In the discussion following the reading, Philip takes up the question of her innovative constraint-based compositional method, making it clear that while she “meets” contemporary movements like conceptual poetics, her process evolves out of a different place — her own personal history growing up in the Caribbean, and the brutal truth that the documentation of the Zong’s history is confined to legal papers. Reading her book puts me in mind of an earlier era of Canadian experimental poetics as well.
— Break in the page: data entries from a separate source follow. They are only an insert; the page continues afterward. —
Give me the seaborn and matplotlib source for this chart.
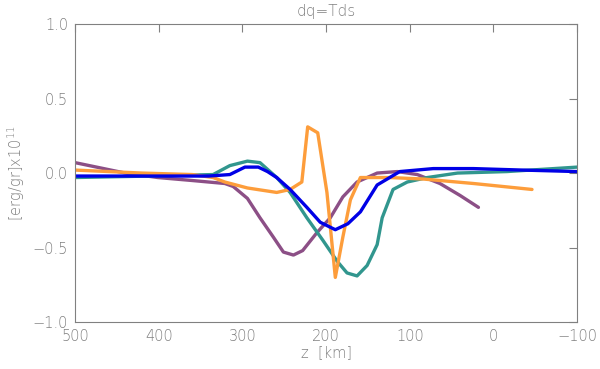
import matplotlib
matplotlib.use("Agg")
import matplotlib.pyplot as plt
import numpy as np
import pandas as pd
import seaborn as sns

# data (z in km, value in erg/gr x1e11)
blue_z = [500, 340, 315, 297, 281, 270, 259, 243, 223, 207, 189, 174, 159, 139, 124, 112, 72, 24, -35, -100]
blue_v = [-0.02, -0.02, -0.01, 0.04, 0.04, 0.01, -0.03, -0.11, -0.23, -0.33, -0.38, -0.34, -0.26, -0.08, -0.03, 0.01, 0.03, 0.03, 0.02, 0.01]

teal_z = [500, 410, 335, 315, 294, 279, 259, 243, 223, 204, 187, 175, 163, 151, 139, 133, 120, 103, 79, 43, -16, -100]
teal_v = [-0.03, -0.02, -0.01, 0.05, 0.08, 0.07, -0.03, -0.13, -0.30, -0.45, -0.59, -0.67, -0.69, -0.62, -0.48, -0.30, -0.11, -0.06, -0.03, 0.0, 0.01, 0.04]

purple_z = [500, 440, 401, 360, 321, 311, 294, 279, 263, 251, 239, 228, 211, 195, 180, 163, 139, 115, 91, 64, 40, 18]
purple_v = [0.07, 0.0, -0.03, -0.05, -0.07, -0.09, -0.17, -0.30, -0.43, -0.53, -0.55, -0.52, -0.40, -0.30, -0.16, -0.06, 0.0, 0.01, -0.01, -0.07, -0.15, -0.23]

orange_z = [500, 420, 360, 335, 321, 294, 259, 243, 229, 222, 210, 199, 189, 180, 171, 159, 151, 124, 84, 24, -46]
orange_v = [0.02, 0.0, -0.01, -0.03, -0.06, -0.10, -0.13, -0.11, -0.06, 0.31, 0.27, -0.13, -0.70, -0.43, -0.18, -0.03, -0.03, -0.03, -0.04, -0.07, -0.11]

series = {
    "purple": (purple_z, purple_v, "#8c4f86"),
    "teal": (teal_z, teal_v, "#31968e"),
    "orange": (orange_z, orange_v, "#fd9d3b"),
    "blue": (blue_z, blue_v, "#0000e6"),
}

grey = "#808080"
sns.set_style("white")
plt.rcParams["font.family"] = ["DejaVu Sans"]
plt.rcParams["font.weight"] = "light"

fig = plt.figure(figsize=(6, 3.69), dpi=100)
ax = fig.add_axes([0.125, 0.127, 0.837, 0.808])

for name, (z, v, col) in series.items():
    df = pd.DataFrame({"z": z, "v": v})
    sns.lineplot(data=df, x="z", y="v", ax=ax, color=col, lw=2.4,
                 sort=False, estimator=None)

ax.set_xlim(500, -100)
ax.set_ylim(-1.0, 1.0)
ax.set_xticks([500, 400, 300, 200, 100, 0, -100])
ax.set_xticklabels(["500", "400", "300", "200", "100", "0", "\u2212100"])
ax.set_yticks([-1.0, -0.5, 0.0, 0.5, 1.0])
ax.set_yticklabels(["\u22121.0", "\u22120.5", "0.0", "0.5", "1.0"])
ax.tick_params(direction="in", length=6, width=0.8, colors=grey,
               labelcolor=grey, labelsize=10.5, top=True, right=True, pad=5)
for sp in ax.spines.values():
    sp.set_color(grey)
    sp.set_linewidth(0.8)

ax.set_title("dq=Tds", color=grey, fontsize=11, pad=6, fontweight="light")
ax.set_xlabel("z  [km]", color=grey, fontsize=10.5, labelpad=1, fontweight="light")
ax.set_ylabel("[erg/gr]x10$^{11}$", color=grey, fontsize=10.5, labelpad=4,
              fontweight="light")

fig.savefig("out.png", dpi=100)
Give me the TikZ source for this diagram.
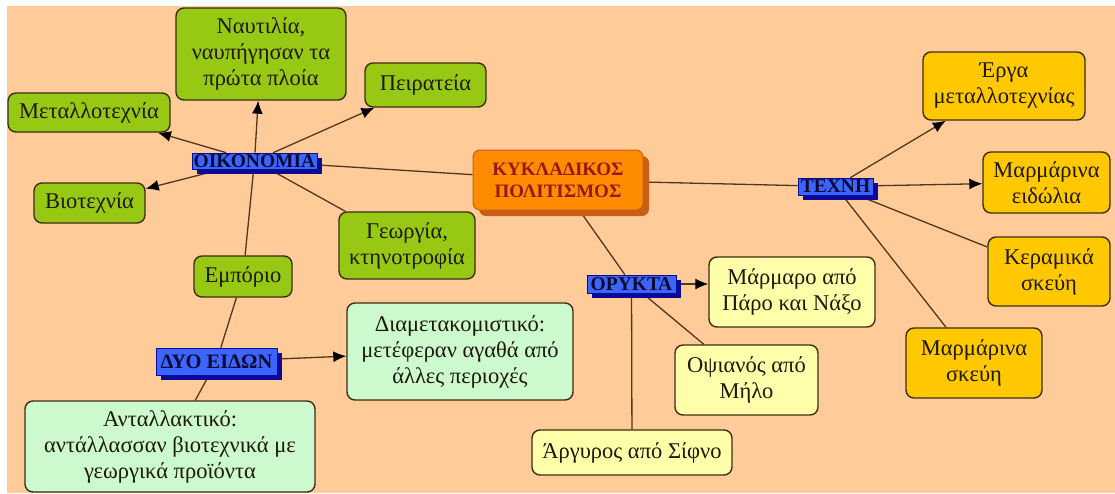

In the movement Ferrum, the reader is confronted with word fragments and single characters, letteral widows and orphans:

                                                                                       n gon the op
era over we d                                             rop her o
                             ver we eat e                                        gg drop so
up fish ro                                      e & h
                              am scene nev
                                                                                                     (165)
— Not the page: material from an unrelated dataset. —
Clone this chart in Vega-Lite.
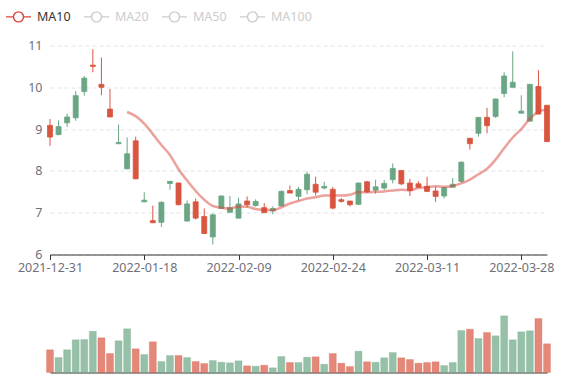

This kind of fragmentation recalls the paragrammatic methods practiced by bpNichol and theorized in Steve McCaffery’s 1985 essay “The Martyrology as Paragram.” McCaffery succinctly defines the upshot of the paragram as “meaning’s emergence out of a different meaning both of which share common graphic or acoustic components.”[7] Here again, however, Philip engages a similar technique with very different motives and effects. While Nichol’s paragrams search for the alternate, hidden logics in language, the undertaking is, as Frank Davey has put it, “exegetical”:[8] Nichol is looking for the enlightening truths to be found there. Philip’s paragrams are revelatory as well, but what they often display are the brutalities embedded in language, the historical residue of colonialism. There is also a listening for lost voices, however they might filter through. In addition, Philip’s paragrams tend not to resolve themselves back into the rational, as part of her project is to rend, break the words. On the final page of Ferrum, over a funnelling list of Yoruba names, appears:

                        ver the o                                         ba   s
                                                                      o
                                           b
                                                                                                        s
                                                                                                                  (Zong!, 173)
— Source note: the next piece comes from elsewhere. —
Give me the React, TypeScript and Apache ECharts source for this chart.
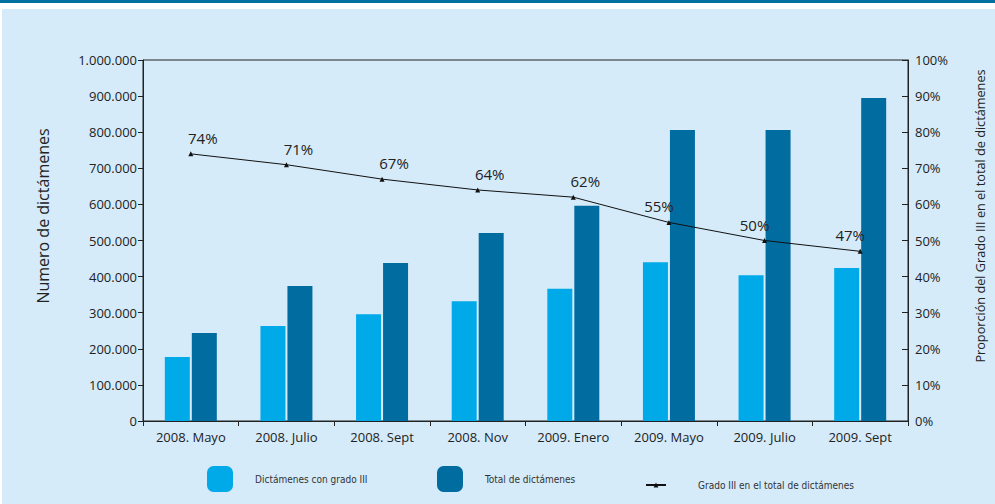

Competing readings remain in tension; among them are the refrain, “the oba sobs,” “boss,” “basso,” “S.O.S.” and “oss,” the silent bones. This indeterminacy is heightened by the ample space surrounding the letters, precluding their resolute incorporation into sense. Of her poems Philip says, “The ones I like best are those where the poem escapes the net of complete understanding” (192). Thanks to Sarah Dowling checking her copy of Zong!, I know that the period I have after that final “s” is really just an ink dot, printer’s flotsam, but that little error led me to realize that the book rejects all punctuation aside from the titular exclamation. Philip denies Gregson v. Gilbert the last word, but she also refuses to present her own work as such. The poem escapes the net of complete understanding and the net of closure, as the history of the Zong continues to defy full comprehension and a full telling.

 


 

1. M. Nourbese Philip, She Tries Her Tongue, Her Silence Softly Breaks (Charlottetown: Ragweed Press, 1989), 15.

2. ibid., 24.

3. Philip, Zong! (Middletown: Wesleyan University Press, 2008), 194.

4. Philip, “A Long-Memoried Woman,” in Frontiers: Essays and Writings on Racism and Culture (Stratford, ON: Mercury Press, 1992), 55.

5. Kate Eichhorn, “Multiple Registers of Silence in M. Nourbese Philip’s Zong!,” forthcoming in XCP: Cross Cultural Poetics, 33–39.

6. Philip, Looking for Livingstone: An Odyssey of Silence (Stratford, ON: Mercury Press, 1991), 8, 56.

7. Steve McCaffery, “The Martyrology as Paragram,” in North of Intention (New York: Roof Books, 1986), 58–76.

8. Frank Davey, “Exegesis/Eggs a Jesus: The Martyrology as a Text in Crisis,” in Reading Canadian Reading (Winnipeg: Turnstone Press, 1988), 236.